The proportion of couples with children with only one working adult dropped from 47% in the mid-1970s to 27% in 2015.
Largest increases seen amongst women who are partnered with higher-earning men
However, the largest increases in what is known as “maternal employment” were seen among the partners of higher-earning men.
The IFS found that although 40 years ago mothers who were with men who were in the bottom and top halves of the male earnings distribution were “equally likely” to be in paid employment, this was not the case now.
“For every additional mother in employment partnered with a lower-earning man, there are around two additional mothers in employment partnered with a higher-earning man,” the IFS said.
London falls to having the joint-lowest employment rate
The IFS discovered that London’s employment rate among women of ‘prime working age’ had fallen from the highest in the UK in 1975 at 63% to joint-lowest with Northern Ireland in 2017 at 74%, despite strong employment growth in recent years.

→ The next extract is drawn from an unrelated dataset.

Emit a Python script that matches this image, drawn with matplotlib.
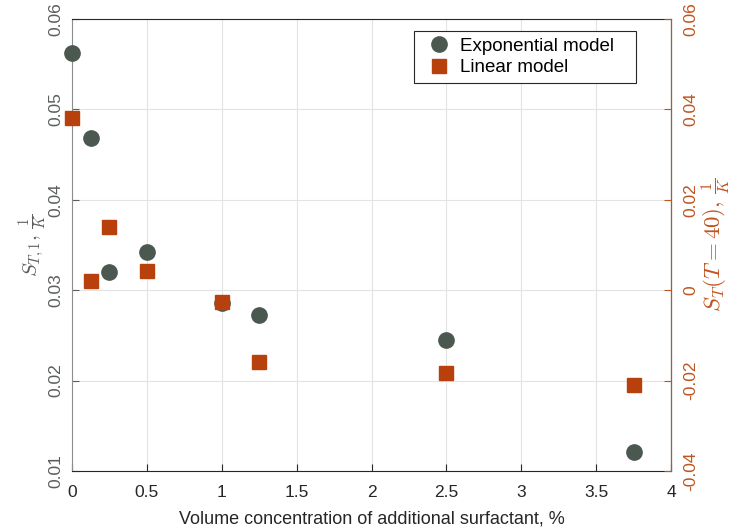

Research Economist at the IFS and an author of the report, Barra Roantree, said:
“Employment rates for working-age women in the UK have increased dramatically over the past four decades, particularly for those with young children. This is a huge social and economic change – the vast majority of couples with children now have two adults in paid work.
“With the earnings of women increasingly important for these families, understanding the reasons behind persistent differences in the wages of men and women is all the more important.”
At the beginning of April, the BBC reported that out of the companies that had submitted their gender pay figures, 78% were paying men more than women.